Over time there have been categories added, like accessories or footwear. Those things have kind of evolved. I always keep these runway sheets from the first three or four shows that I have ever done. I constantly refer back to them because they are still what I want it to feel like today. I think it still feels that way to me conceptually. It was about how we combined fabrics or the textiles we developed. We may reinterpret the design five or six times but in some cases, it’s exactly the same piece. There has been consistency with some of the things but I have experimented with textiles and silhouettes. We love that, we love to twist that. We have customers that want to buy something experimental. I think having a base or core thing that we make or is expecting to make works. They also come to us and ask us, I want that shirt, and we say ok we are going to make that have a lot of them. I love to make things but you have to sell things too. There is a lot of noise out in the world now. I try to block it out. I am not a huge social media guy, but I know what is log in on and I try to keep up with it. I try to focus on what we are doing. We want to put as much effort and integrity into our clothes as possible. The benefit of having our own stores kinda gives us that freedom to go do what you want to do and build a loyal base. We are not as dependent on the next Instagram post.

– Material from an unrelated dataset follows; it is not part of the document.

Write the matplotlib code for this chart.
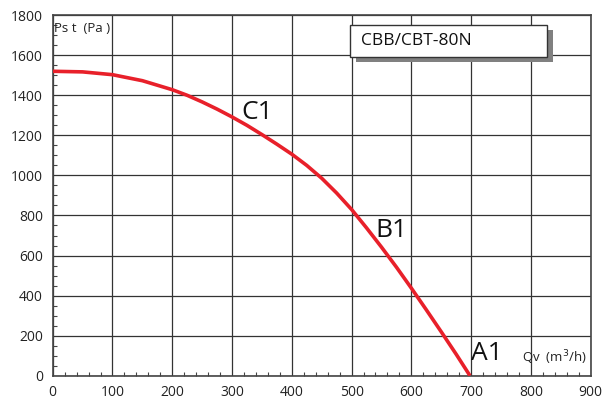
import numpy as np
import matplotlib.pyplot as plt
from matplotlib.ticker import MultipleLocator
from matplotlib.patches import Rectangle

plt.rcParams['font.family'] = ['Open Sans', 'DejaVu Sans']

# curve
qv = [0, 50, 100, 150, 200, 225, 250, 275, 300, 325, 350, 375, 400, 425, 450, 475, 500,
      525, 550, 575, 600, 625, 650, 675, 698]
pst = [1520, 1517, 1503, 1473, 1428, 1400, 1367, 1331, 1292, 1250, 1204, 1156, 1106, 1050, 986,
       912, 830, 738, 642, 542, 437, 329, 219, 107, 0]

labels = ['C1', 'B1', 'A1']
label_x = [343, 567, 727]
label_y = [1315, 723, 113]

fig = plt.figure(figsize=(6.02, 3.99), dpi=100)
ax = fig.add_axes([52.7 / 602, 1 - 375.7 / 399, 538 / 602, 360.5 / 399])

ax.plot(qv, pst, color='#e8202a', lw=2.6, solid_capstyle='butt', solid_joinstyle='round', zorder=3)

ax.set_xlim(0, 900)
ax.set_ylim(0, 1800)
ax.xaxis.set_major_locator(MultipleLocator(100))
ax.xaxis.set_minor_locator(MultipleLocator(20))
ax.yaxis.set_major_locator(MultipleLocator(200))
ax.yaxis.set_minor_locator(MultipleLocator(50))
ax.tick_params(which='major', length=0, labelsize=10, pad=7, colors='#222222')
ax.tick_params(which='minor', direction='in', length=3, width=0.8, color='#444444')
ax.grid(True, which='major', color='#333333', lw=0.9)
for s in ax.spines.values():
    s.set_color('#444444')
    s.set_linewidth(1.2)

for t, x, y in zip(labels, label_x, label_y):
    ax.text(x, y, t, fontsize=19, ha='center', va='center', color='#111111', zorder=4)

ax.text(3, 1765, 'Ps t  (Pa )', fontsize=9.5, ha='left', va='top', color='#222222')
ax.text(893, 45, 'Qv  (m$^3$/h)', fontsize=9.5, ha='right', va='bottom', color='#222222')

# title box with shadow
bx0 = (350 - 52.7) / 538 * 900
bx1 = (547 - 52.7) / 538 * 900
by0 = (375.7 - 57) / 360.5 * 1800
by1 = (375.7 - 25) / 360.5 * 1800
ax.add_patch(Rectangle((bx0 + 10, by0 - 25), bx1 - bx0, by1 - by0, facecolor='#808080',
                       edgecolor='none', zorder=5))
ax.add_patch(Rectangle((bx0, by0), bx1 - bx0, by1 - by0, facecolor='white',
                       edgecolor='#333333', lw=1.0, zorder=6))
ax.text(bx0 + 18, (by0 + by1) / 2, 'CBB/CBT-80N', fontsize=12.5, ha='left', va='center',
        color='#111111', zorder=7)

fig.savefig('out.png', dpi=100)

Who is the Billy Reid guy?
BR: Our customer is super diverse. I think that comes from us having our own stores. I have seen the grandfather, the father, and the son all at the same time and they are buying the same thing. Our guy is looking for something that they feel is somewhat unique without sanding out too much. They love the subtlety of it, our customer doesn’t want the clothes to wear them they want to wear clothes. They are looking for something in the fit or the detail they are not going to find anywhere else. Luxury for Billy Reid is a wearable collection. We want you to use it.

MM: Famous last words or words to live by?
BR: Believe in yourself. Be nice to people, be humble and be grateful.